FÉ FALANDO DA FÉ
Perguntaram pra fé o que era a fé,
quiseram saber onde morava, o que sentia, por onde andava,
quiseram entender seus cheiros, vozes, gostos, cor, tudo.
A fé ficou desconfiada, assustada, trêmula, ressabiada,
pois sempre a tiveram plena, inacessível, absoluta,
era algo tão certo, tão definitivo, tão divino,
que colocá-la na berlinda, na suspeição, na dúvida,
era ultrajante, absurdo, inconcebível, aterrorizador.
Mas o homem por vezes quebra regras,
por vezes quer remexer no perfeito,
por vezes quer romper fronteiras, bagunçar o jogo,
destituir o rei, o chão, o vento, a luz.
Então a fé abriu seu manto, desarmou as guaritas,
esqueceu mandos, percalços, amarras,
esqueceu o DNA, a âncora, o feitor, o medo, o tudo.
Sou um amontoado de cânticos, de retalhos, disse ela.
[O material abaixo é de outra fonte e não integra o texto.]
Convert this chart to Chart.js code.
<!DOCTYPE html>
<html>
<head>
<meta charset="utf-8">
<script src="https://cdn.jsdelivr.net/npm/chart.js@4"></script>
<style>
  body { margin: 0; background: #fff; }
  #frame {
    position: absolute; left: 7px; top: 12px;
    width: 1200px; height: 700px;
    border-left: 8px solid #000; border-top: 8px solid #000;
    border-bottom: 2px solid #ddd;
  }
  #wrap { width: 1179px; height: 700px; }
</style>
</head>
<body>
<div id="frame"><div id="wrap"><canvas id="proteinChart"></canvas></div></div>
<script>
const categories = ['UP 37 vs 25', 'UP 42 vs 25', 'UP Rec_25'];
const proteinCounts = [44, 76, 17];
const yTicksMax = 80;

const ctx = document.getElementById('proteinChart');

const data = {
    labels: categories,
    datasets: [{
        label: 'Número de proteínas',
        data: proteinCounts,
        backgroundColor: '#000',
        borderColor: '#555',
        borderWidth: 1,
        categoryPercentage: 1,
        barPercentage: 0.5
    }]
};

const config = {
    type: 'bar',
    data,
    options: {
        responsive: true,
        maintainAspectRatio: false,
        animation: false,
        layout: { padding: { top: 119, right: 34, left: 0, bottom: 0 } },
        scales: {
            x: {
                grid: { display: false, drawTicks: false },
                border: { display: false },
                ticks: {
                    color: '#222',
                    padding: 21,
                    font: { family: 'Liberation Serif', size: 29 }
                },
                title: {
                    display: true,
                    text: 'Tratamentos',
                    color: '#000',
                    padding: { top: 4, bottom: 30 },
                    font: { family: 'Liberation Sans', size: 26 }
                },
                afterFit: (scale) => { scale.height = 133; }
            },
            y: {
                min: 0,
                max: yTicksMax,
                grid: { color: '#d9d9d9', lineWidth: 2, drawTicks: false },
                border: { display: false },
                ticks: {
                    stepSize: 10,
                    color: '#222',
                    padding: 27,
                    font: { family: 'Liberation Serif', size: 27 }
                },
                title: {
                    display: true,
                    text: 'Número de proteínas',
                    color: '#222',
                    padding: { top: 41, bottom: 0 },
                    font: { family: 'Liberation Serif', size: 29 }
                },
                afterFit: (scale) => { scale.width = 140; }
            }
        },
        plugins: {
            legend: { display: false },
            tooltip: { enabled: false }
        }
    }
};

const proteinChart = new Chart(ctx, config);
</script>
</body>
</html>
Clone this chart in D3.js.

Sou o sumo bizarro do que já se criou, ousou, obrou, esmigalhou,
sou a nata das aberrações, das maravilhas, das rebarbas, das travessuras,
sou o verso, o açoite, o gozo, o vendaval, a cortina,
sou o ardor, a alegoria, o pântano, a paixão, a gosma,
sou a voz, a câimbra, a sombra, o não, o porém, o torpor,
sou o tempo, o suor, o infinito, a farsa, a graça, a traça, a praga,
sou o dito, o duto, a vírgula, o escudo, o parrudo,
sou o capacho, a oca, a pegada, o aplauso, a fome, o aceno,
sou o amargo, o temido, o sonhado, o amaldiçoado, o ungido,
sou o talvez, o quem sabe, o arremate, o tombo, o vão, o porão,
sou a raça, o travesseiro, o desatino, o engodo, a voz, a porrada,
sou a mágica, a beleza, o guerreiro, a fome, a dor, a alça,
sou o galope, a sinfonia, o desespero, a canção, o sonho, a senzala,
sou o veneno, a sobremesa, o saci, a vida, o trono, o avesso,
sou a revoada, o suculento, o afago, a inundação, o fim, a canoa,
sou o câncer, a traquinagem, o deslumbramento, a rima, o resto,
sou a verdade, o assovio, a espera, o amém, o quem sabe,
sou o ninguém sabe, o ninguém tem, o ninguém espera, o ninguém vê,
o ninguém tem, o ninguém tece, o ninguém estanca, o ninguém será.